WRITTEN EXERCISE ::
Determine the count of lines holding "page" and give that count alone.

SUPPLIED RECORDS ::
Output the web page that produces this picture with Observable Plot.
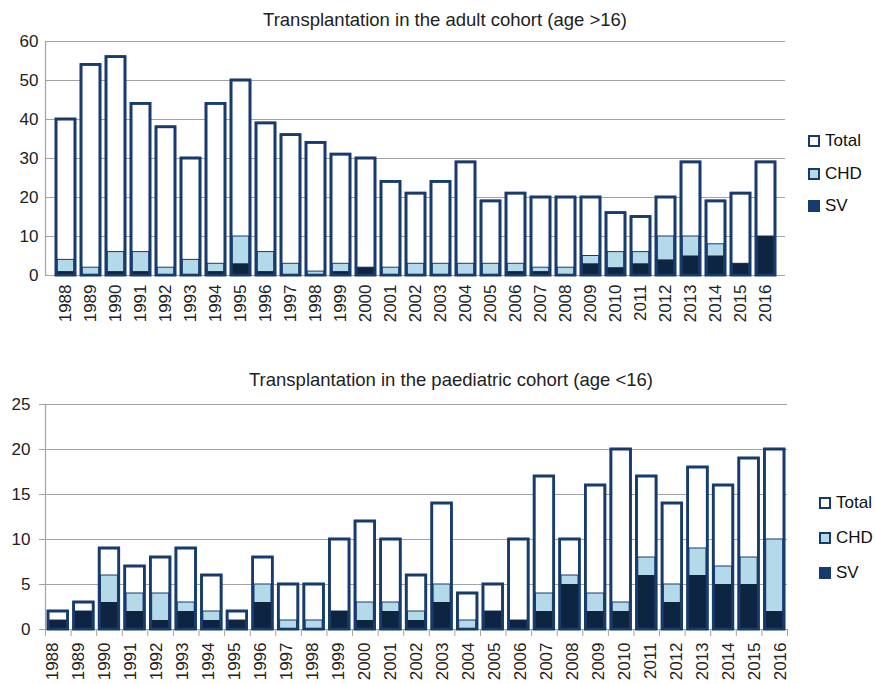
<!DOCTYPE html>
<html>
<head>
<meta charset="utf-8">
<script src="https://cdn.jsdelivr.net/npm/d3@7"></script>
<script src="https://cdn.jsdelivr.net/npm/@observablehq/plot@0.6"></script>
<style>
  body { margin: 0; background: #fff; font-family: "Liberation Sans", Arial, Helvetica, sans-serif; }
  #wrap { position: relative; width: 875px; height: 684px; overflow: hidden; background: #fff; }
  .title { position: absolute; font-size: 18.5px; color: #222; white-space: nowrap; transform: translateX(-50%); }
  .chart { position: absolute; left: 0; }
  .chart svg { overflow: visible; }
  .legend { position: absolute; font-size: 17px; color: #111; }
  .legend .row { position: absolute; left: 0; display: flex; align-items: center; white-space: nowrap; height: 20px; }
  .legend .sw { box-sizing: border-box; width: 12px; height: 12px; border: 2.5px solid #173b6e; margin-right: 5px; }
</style>
</head>
<body>
<div id="wrap">
  <div class="title" id="t1" style="left:445px; top:9px;"></div>
  <div class="chart" id="c1" style="top:30px;"></div>
  <div class="legend" id="l1" style="left:808px; top:0px;"></div>
  <div class="title" id="t2" style="left:451px; top:369px;"></div>
  <div class="chart" id="c2" style="top:392px;"></div>
  <div class="chart" id="c2axis" style="top:392px; pointer-events:none;"></div>
  <div class="legend" id="l2" style="left:819px; top:0px;"></div>
</div>
<script>
// ---------- data ----------
const years = [1988, 1989, 1990, 1991, 1992, 1993, 1994, 1995, 1996, 1997, 1998, 1999, 2000, 2001, 2002,
               2003, 2004, 2005, 2006, 2007, 2008, 2009, 2010, 2011, 2012, 2013, 2014, 2015, 2016];

const adultTitle = "Transplantation in the adult cohort (age >16)";
const adultTotal = [40, 54, 56, 44, 38, 30, 44, 50, 39, 36, 34, 31, 30, 24, 21, 24, 29, 19, 21, 20, 20, 20, 16, 15, 20, 29, 19, 21, 29];
const adultCHD   = [ 4,  2,  6,  6,  2,  4,  3, 10,  6,  3,  1,  3,  2,  2,  3,  3,  3,  3,  3,  2,  2,  5,  6,  6, 10, 10,  8,  3, 10];
const adultSV    = [ 1,  0,  1,  1,  0,  0,  1,  3,  1,  0,  0,  1,  2,  0,  0,  0,  0,  0,  1,  1,  0,  3,  2,  3,  4,  5,  5,  3, 10];
const adultYTicks = [0, 10, 20, 30, 40, 50, 60];

const paedTitle = "Transplantation in the paediatric cohort (age <16)";
const paedTotal = [2, 3, 9, 7, 8, 9, 6, 2, 8, 5, 5, 10, 12, 10, 6, 14, 4, 5, 10, 17, 10, 16, 20, 17, 14, 18, 16, 19, 20];
const paedCHD   = [1, 2, 6, 4, 4, 3, 2, 1, 5, 1, 1,  2,  3,  3, 2,  5, 1, 2,  1,  4,  6,  4,  3,  8,  5,  9,  7,  8, 10];
const paedSV    = [1, 2, 3, 2, 1, 2, 1, 1, 3, 0, 0,  2,  1,  2, 1,  3, 0, 2,  1,  2,  5,  2,  2,  6,  3,  6,  5,  5,  2];
const paedYTicks = [0, 5, 10, 15, 20, 25];

const seriesNames = ["Total", "CHD", "SV"];

// ---------- style ----------
const NAVY = "#173b6e";
const DARK = "#0e2542";
const LIGHT = "#b4d9e8";
const GRID = "#a3a3a3";
const FONT = "Liberation Sans, Arial, Helvetica, sans-serif";
const yearFmt = d => String(d);

const adult = years.map((year, i) => ({year, total: adultTotal[i], chd: adultCHD[i], sv: adultSV[i]}));
const paed  = years.map((year, i) => ({year, total: paedTotal[i], chd: paedCHD[i], sv: paedSV[i]}));

document.getElementById("t1").textContent = adultTitle;
document.getElementById("t2").textContent = paedTitle;

// ---------- top chart (band scale, labels centred) ----------
const adultPlot = Plot.plot({
  width: 875, height: 300,
  marginTop: 11, marginBottom: 55, marginLeft: 45, marginRight: 90,
  style: {fontFamily: FONT, fontSize: "17px", color: "#222", background: "transparent"},
  x: {type: "band", domain: years, padding: 0},
  y: {domain: [0, 60]},
  marks: [
    Plot.gridY(adultYTicks, {stroke: GRID, strokeOpacity: 1, strokeWidth: 1.2}),
    Plot.frame({anchor: "left", stroke: GRID, strokeWidth: 1.2}),
    Plot.barY(adult, {x: "year", y: "total", fill: "white", stroke: NAVY, strokeWidth: 2.6, insetLeft: 3, insetRight: 3}),
    Plot.barY(adult.filter(d => d.chd > 0), {x: "year", y: "chd", fill: LIGHT, stroke: NAVY, strokeWidth: 1, insetLeft: 4.3, insetRight: 4.3}),
    Plot.barY(adult.filter(d => d.sv > 0), {x: "year", y: "sv", fill: DARK, insetLeft: 4.3, insetRight: 4.3}),
    Plot.barY(adult, {x: "year", y: "total", fill: "none", stroke: NAVY, strokeWidth: 2.6, insetLeft: 3, insetRight: 3}),
    Plot.axisY({ticks: adultYTicks, tickSize: 0, tickPadding: 7, label: null, fontSize: 17}),
    Plot.axisX({tickSize: 0, tickPadding: 9, tickRotate: -90, tickFormat: yearFmt, label: null, fontSize: 17})
  ]
});
document.getElementById("c1").appendChild(adultPlot);

// ---------- bottom chart (linear year axis, ticks at bar edges) ----------
const edgeTicks = years.concat([years[years.length - 1] + 1]);
const paedPlot = Plot.plot({
  width: 875, height: 292,
  marginTop: 12, marginBottom: 55, marginLeft: 45, marginRight: 88,
  style: {fontFamily: FONT, fontSize: "17px", color: "#222", background: "transparent"},
  x: {domain: [years[0], years[years.length - 1] + 1]},
  y: {domain: [0, 25]},
  marks: [
    Plot.gridY(paedYTicks, {stroke: GRID, strokeOpacity: 1, strokeWidth: 1.2}),
    Plot.ruleX([years[0]], {stroke: GRID, strokeWidth: 1.2}),
    Plot.rectY(paed, {x: "year", interval: 1, y: "total", fill: "white", stroke: NAVY, strokeWidth: 2.6, insetLeft: 3, insetRight: 3}),
    Plot.rectY(paed.filter(d => d.chd > 0), {x: "year", interval: 1, y: "chd", fill: LIGHT, stroke: NAVY, strokeWidth: 1, insetLeft: 4.3, insetRight: 4.3}),
    Plot.rectY(paed.filter(d => d.sv > 0), {x: "year", interval: 1, y: "sv", fill: DARK, insetLeft: 4.3, insetRight: 4.3}),
    Plot.rectY(paed, {x: "year", interval: 1, y: "total", fill: "none", stroke: NAVY, strokeWidth: 2.6, insetLeft: 3, insetRight: 3}),
    Plot.axisY({ticks: paedYTicks, tickSize: 6, tickPadding: 9, stroke: GRID, label: null, fontSize: 17}),
    Plot.axisX({ticks: edgeTicks, tickSize: 7, tickFormat: () => "", stroke: GRID, label: null})
  ]
});
document.getElementById("c2").appendChild(paedPlot);

// year labels of the bottom chart, spread from first to last edge
const paedAxis = Plot.plot({
  width: 875, height: 292,
  marginTop: 12, marginBottom: 55, marginLeft: 45, marginRight: 88,
  style: {fontFamily: FONT, fontSize: "17px", color: "#222", background: "transparent"},
  x: {type: "point", domain: years, padding: 0},
  marks: [
    Plot.axisX({tickSize: 0, tickPadding: 13, tickRotate: -90, tickFormat: yearFmt, label: null, fontSize: 17})
  ]
});
document.getElementById("c2axis").appendChild(paedAxis);

// ---------- legends ----------
function legend(el, rowsTop, gap) {
  const fills = ["white", LIGHT, NAVY];
  seriesNames.forEach((name, i) => {
    const row = document.createElement("div");
    row.className = "row";
    row.style.top = (rowsTop + i * gap - 10) + "px";
    const sw = document.createElement("div");
    sw.className = "sw";
    sw.style.background = fills[i];
    row.appendChild(sw);
    row.appendChild(document.createTextNode(name));
    el.appendChild(row);
  });
}
legend(document.getElementById("l1"), 141, 32.5);
legend(document.getElementById("l2"), 503, 35);
</script>
</body>
</html>
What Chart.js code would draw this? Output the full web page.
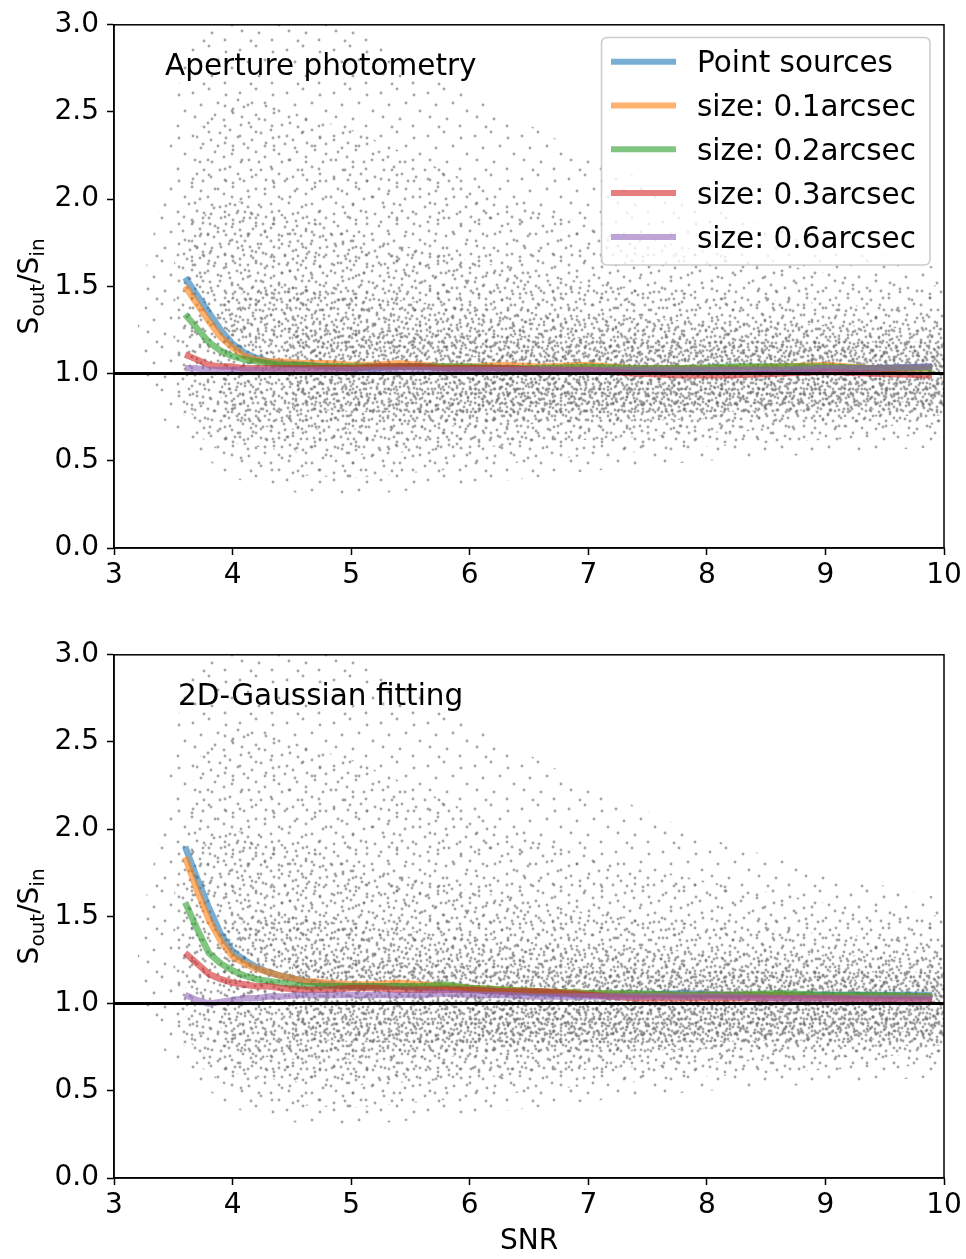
<!DOCTYPE html>
<html><head><meta charset="utf-8">
<script src="https://cdn.jsdelivr.net/npm/chart.js@4/dist/chart.umd.min.js"></script>
<style>
html,body{margin:0;padding:0;background:#fff;width:966px;height:1259px;overflow:hidden;}
.wrap{position:absolute;left:0;width:966px;}
#w1{top:0;height:630px;} #w2{top:630px;height:629px;}
</style></head><body>
<div class="wrap" id="w1"><canvas id="c1"></canvas></div>
<div class="wrap" id="w2"><canvas id="c2"></canvas></div>
<script>
// ---------- data ----------
const seriesLabels = ['Point sources','size: 0.1arcsec','size: 0.2arcsec','size: 0.3arcsec','size: 0.6arcsec'];
const snr = [3.6,3.7,3.8,3.9,4.0,4.1,4.2,4.3,4.4,4.6,4.8,5.0,5.2,5.4,5.6,5.8,6.0,6.3,6.6,7.0,7.4,7.8,8.2,8.6,9.0,9.4,9.9];

// Aperture photometry (top)
const apPoint = [1.55,1.45,1.35,1.25,1.17,1.12,1.09,1.07,1.06,1.05,1.04,1.03,1.03,1.04,1.04,1.03,1.03,1.03,1.02,1.02,1.02,1.02,1.02,1.02,1.03,1.03,1.04];
const apS01   = [1.50,1.40,1.30,1.21,1.15,1.10,1.08,1.07,1.07,1.06,1.06,1.05,1.05,1.06,1.05,1.04,1.04,1.05,1.04,1.05,1.03,1.03,1.03,1.04,1.05,1.03,1.03];
const apS02   = [1.34,1.26,1.18,1.13,1.10,1.08,1.07,1.06,1.05,1.05,1.04,1.04,1.04,1.04,1.04,1.04,1.04,1.03,1.03,1.04,1.03,1.03,1.04,1.04,1.04,1.03,1.03];
const apS03   = [1.11,1.08,1.05,1.04,1.04,1.03,1.03,1.03,1.03,1.03,1.03,1.03,1.04,1.04,1.04,1.03,1.03,1.03,1.02,1.02,1.00,0.99,0.99,1.00,1.01,1.00,0.99];
const apS06   = [1.03,1.03,1.02,1.02,1.02,1.02,1.02,1.02,1.02,1.02,1.02,1.02,1.02,1.02,1.02,1.02,1.02,1.02,1.02,1.02,1.02,1.02,1.02,1.02,1.03,1.03,1.04];

// 2D-Gaussian fitting (bottom)
const gfPoint = [1.90,1.72,1.55,1.40,1.30,1.25,1.21,1.18,1.16,1.13,1.11,1.10,1.10,1.10,1.09,1.09,1.08,1.07,1.06,1.05,1.05,1.06,1.05,1.05,1.05,1.05,1.05];
const gfS01   = [1.84,1.65,1.48,1.36,1.27,1.23,1.20,1.18,1.16,1.13,1.12,1.11,1.11,1.12,1.11,1.10,1.09,1.08,1.07,1.06,1.05,1.05,1.05,1.05,1.04,1.04,1.04];
const gfS02   = [1.58,1.43,1.29,1.23,1.19,1.16,1.14,1.13,1.12,1.10,1.10,1.10,1.10,1.10,1.10,1.11,1.09,1.08,1.07,1.06,1.06,1.05,1.05,1.06,1.05,1.05,1.04];
const gfS03   = [1.29,1.23,1.17,1.14,1.12,1.11,1.10,1.10,1.09,1.08,1.08,1.09,1.09,1.08,1.08,1.08,1.08,1.07,1.07,1.05,1.03,1.03,1.03,1.03,1.03,1.02,1.02];
const gfS06   = [1.05,1.02,1.00,1.01,1.02,1.03,1.03,1.04,1.04,1.05,1.05,1.05,1.05,1.05,1.05,1.06,1.05,1.05,1.04,1.04,1.04,1.04,1.04,1.03,1.03,1.03,1.03];

// scatter cloud of individual sources, summarised as nested density envelopes
// level 1 = sparsest outer extent ... level 6 = densest inner core
const cloudSnr1  = [3.2,3.4,3.6,3.8,4.0,4.5,5.0,5.5,6.0,7.0,8.0,9.0,10.0];
const cloudLow1  = [1.10,0.75,0.60,0.50,0.40,0.32,0.30,0.33,0.36,0.44,0.50,0.54,0.58];
const cloudHigh1 = [1.40,2.00,2.90,3.00,3.00,3.00,3.00,2.80,2.60,2.25,1.95,1.75,1.60];
const cloudSnr2  = [3.5,3.7,4.0,4.5,5.0,6.0,7.0,8.0,9.0,10.0];
const cloudLow2  = [0.85,0.65,0.50,0.42,0.40,0.46,0.53,0.58,0.62,0.65];
const cloudHigh2 = [1.60,2.40,2.60,2.50,2.40,2.10,1.85,1.70,1.58,1.50];
const cloudSnr3  = [3.6,3.8,4.0,4.5,5.0,6.0,7.0,8.0,9.0,10.0];
const cloudLow3  = [0.80,0.68,0.60,0.55,0.53,0.57,0.62,0.66,0.69,0.71];
const cloudHigh3 = [1.70,1.95,2.00,1.90,1.80,1.65,1.52,1.45,1.40,1.36];
const cloudSnr4  = [3.9,4.2,4.5,5.0,6.0,7.0,8.0,9.0,10.0];
const cloudLow4  = [0.75,0.70,0.68,0.68,0.70,0.72,0.74,0.75,0.76];
const cloudHigh4 = [1.40,1.50,1.50,1.45,1.38,1.33,1.30,1.28,1.26];
const cloudSnr5  = [4.5,5.0,6.0,7.0,8.0,9.0,10.0];
const cloudLow5  = [0.80,0.78,0.77,0.77,0.78,0.79,0.80];
const cloudHigh5 = [1.25,1.25,1.22,1.21,1.20,1.19,1.18];
const cloudSnr6  = [6.0,7.0,8.0,9.0,10.0];
const cloudLow6  = [0.83,0.82,0.82,0.83,0.84];
const cloudHigh6 = [1.10,1.13,1.14,1.14,1.13];

const refLevel = 1.0;
const xTicks = [3,4,5,6,7,8,9,10];
const yTicks = [0,0.5,1.0,1.5,2.0,2.5,3.0];
const panelTitles = ['Aperture photometry','2D-Gaussian fitting'];

// ---------- styles ----------
const FONT = '"DejaVu Sans", "Liberation Sans", sans-serif';
const lineColors = ['rgba(31,119,180,0.6)','rgba(255,127,14,0.6)','rgba(44,160,44,0.6)','rgba(214,39,40,0.6)','rgba(148,103,189,0.6)'];
const dotFill = 'rgba(112,112,112,0.62)';
function makePattern(w,h,dots){
  const c=document.createElement('canvas'); c.width=w; c.height=h;
  const g=c.getContext('2d'); g.fillStyle=dotFill;
  for(const [x,y] of dots){ g.beginPath(); g.arc(x,y,1.45,0,Math.PI*2); g.fill(); }
  return g.createPattern(c,'repeat');
}
const pat1 = makePattern(47,43,[[5,7],[21,3],[38,9],[13,19],[30,17],[44,25],[7,31],[24,33],[37,40],[16,41]]);
const pat2 = makePattern(41,37,[[3,12],[10,4],[19,9],[28,2],[36,14],[15,22],[25,19],[6,29],[33,26],[20,32],[39,33],[28,35]]);
const pat3 = makePattern(53,29,[[2,5],[9,15],[14,3],[20,24],[25,10],[31,18],[36,4],[41,26],[46,12],[51,21],[6,25],[17,12],[28,27],[38,15],[49,3],[23,2],[44,20],[33,9]]);
const pat4 = makePattern(31,37,[[2,3],[8,9],[15,2],[22,7],[28,13],[5,17],[12,14],[19,20],[26,24],[3,28],[10,33],[17,29],[24,34],[29,4],[14,23],[7,23],[21,13],[27,31],[11,5],[18,35]]);
const pat5 = makePattern(43,23,[[3,3],[10,8],[17,2],[24,9],[31,4],[38,10],[6,14],[13,19],[20,15],[27,20],[34,16],[41,21],[2,21],[8,2],[15,11],[22,21],[29,12],[36,3],[40,14],[12,6],[26,3],[33,21]]);
const pat6 = makePattern(37,29,[[4,2],[13,6],[22,3],[31,8],[2,12],[10,16],[19,12],[27,17],[35,20],[6,24],[15,26],[24,22],[32,27],[17,19],[29,2],[8,9],[35,13],[21,27]]);

function pts(xs, ys){ return xs.map((x,i)=>({x:x, y:ys[i]})); }

function buildDatasets(series){
  const ds = [];
  const band = (xs, lo, hi, pat, ord) => {
    const iLo = ds.length;
    ds.push({label:'_lo', data:pts(xs,lo), borderWidth:0, borderColor:'transparent', pointRadius:0, fill:false, order:ord});
    ds.push({label:'_hi', data:pts(xs,hi), borderWidth:0, borderColor:'transparent', pointRadius:0, backgroundColor:pat,
             fill:{target:iLo, above:pat, below:pat}, order:ord-1});
  };
  band(cloudSnr1, cloudLow1, cloudHigh1, pat1, 70);
  band(cloudSnr2, cloudLow2, cloudHigh2, pat2, 60);
  band(cloudSnr3, cloudLow3, cloudHigh3, pat3, 50);
  band(cloudSnr4, cloudLow4, cloudHigh4, pat4, 40);
  band(cloudSnr5, cloudLow5, cloudHigh5, pat5, 30);
  band(cloudSnr6, cloudLow6, cloudHigh6, pat6, 20);
  series.forEach((s,i)=>{
    ds.push({label:seriesLabels[i], data:pts(snr,s), borderColor:lineColors[i], backgroundColor:lineColors[i],
      borderWidth:6.5, pointRadius:0, fill:false, tension:0, borderCapStyle:'butt', borderJoinStyle:'round', order:10-i});
  });
  ds.push({label:'_ref', data:[{x:xTicks[0],y:refLevel},{x:xTicks[xTicks.length-1],y:refLevel}],
    borderColor:'#000', borderWidth:3, pointRadius:0, fill:false, order:0});
  return ds;
}

const framePlugin = {
  id:'frame',
  afterDatasetsDraw(chart){
    const {ctx, chartArea:a} = chart;
    ctx.save(); ctx.strokeStyle='#000'; ctx.lineWidth=1.5;
    ctx.strokeRect(a.left, a.top, a.right-a.left, a.bottom-a.top);
    ctx.restore();
  }
};

function overlayPlugin(panel){
  return {
    id:'overlay'+panel,
    afterDraw(chart){
      const {ctx, chartArea:a} = chart;
      ctx.save();
      ctx.fillStyle='#000';
      ctx.font = '29.5px '+FONT; ctx.textBaseline='middle'; ctx.textAlign='left';
      ctx.fillText(panelTitles[panel], panel===0 ? 165 : 178, 67);
      const cy = (a.top+a.bottom)/2;
      ctx.translate(28, cy); ctx.rotate(-Math.PI/2);
      const parts = [['S',28,10],['out',20,16],['/S',28,10],['in',20,16]];
      let total=0;
      parts.forEach(p=>{ ctx.font=p[1]+'px '+FONT; total += ctx.measureText(p[0]).width; });
      let x = -total/2; ctx.textBaseline='alphabetic';
      parts.forEach(p=>{ ctx.font=p[1]+'px '+FONT; ctx.fillText(p[0], x, p[2]); x += ctx.measureText(p[0]).width; });
      ctx.restore();
      if(panel===0){
        ctx.save();
        const bx=601.5, by=37.5, bw=328.5, bh=227.5, r=6;
        ctx.beginPath();
        ctx.moveTo(bx+r,by); ctx.lineTo(bx+bw-r,by); ctx.quadraticCurveTo(bx+bw,by,bx+bw,by+r);
        ctx.lineTo(bx+bw,by+bh-r); ctx.quadraticCurveTo(bx+bw,by+bh,bx+bw-r,by+bh);
        ctx.lineTo(bx+r,by+bh); ctx.quadraticCurveTo(bx,by+bh,bx,by+bh-r);
        ctx.lineTo(bx,by+r); ctx.quadraticCurveTo(bx,by,bx+r,by); ctx.closePath();
        ctx.fillStyle='rgba(255,255,255,0.8)'; ctx.fill();
        ctx.strokeStyle='#cccccc'; ctx.lineWidth=1.5; ctx.stroke();
        ctx.font='29.5px '+FONT; ctx.textBaseline='middle'; ctx.textAlign='left';
        seriesLabels.forEach((lab,i)=>{
          const yy = 61.7 + i*43.8;
          ctx.strokeStyle=lineColors[i]; ctx.lineWidth=6; ctx.lineCap='butt';
          ctx.beginPath(); ctx.moveTo(611,yy); ctx.lineTo(676,yy); ctx.stroke();
          ctx.fillStyle='#000'; ctx.fillText(lab, 697, yy+3);
        });
        ctx.restore();
      } else {
        ctx.save(); ctx.fillStyle='#000'; ctx.font='28px '+FONT; ctx.textAlign='center'; ctx.textBaseline='middle';
        ctx.fillText('SNR', (a.left+a.right)/2, 612);
        ctx.restore();
      }
    }
  };
}

function makeChart(id, series, panel){
  const tickFont = {family:FONT, size:28};
  return new Chart(document.getElementById(id), {
    type:'line',
    data:{datasets:buildDatasets(series)},
    options:{
      responsive:true, maintainAspectRatio:false, animation:false, devicePixelRatio:1,
      layout:{padding:{top:23, left:0, right:22, bottom: panel===0 ? 42 : 41}},
      plugins:{legend:{display:false}, tooltip:{enabled:false}},
      scales:{
        x:{type:'linear', min:xTicks[0], max:xTicks[xTicks.length-1],
           afterBuildTicks:s=>{ s.ticks = xTicks.map(v=>({value:v})); },
           afterFit:s=>{ s.height = 40; },
           ticks:{font:tickFont, color:'#000', padding:4, autoSkip:false, maxRotation:0, callback:v=>String(v)},
           grid:{display:true, drawOnChartArea:false, drawTicks:true, tickLength:7, tickWidth:1.5, tickColor:'#000'},
           border:{display:true, color:'#000', width:1.5}},
        y:{type:'linear', min:yTicks[0], max:yTicks[yTicks.length-1],
           afterBuildTicks:s=>{ s.ticks = yTicks.map(v=>({value:v})); },
           afterFit:s=>{ s.width = 114; },
           ticks:{font:tickFont, color:'#000', padding:8, autoSkip:false, callback:v=>Number(v).toFixed(1)},
           grid:{display:true, drawOnChartArea:false, drawTicks:true, tickLength:7, tickWidth:1.5, tickColor:'#000'},
           border:{display:true, color:'#000', width:1.5}}
      }
    },
    plugins:[framePlugin, overlayPlugin(panel)]
  });
}

makeChart('c1', [apPoint, apS01, apS02, apS03, apS06], 0);
makeChart('c2', [gfPoint, gfS01, gfS02, gfS03, gfS06], 1);
</script>
</body></html>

RESPONSE BELOW ::
2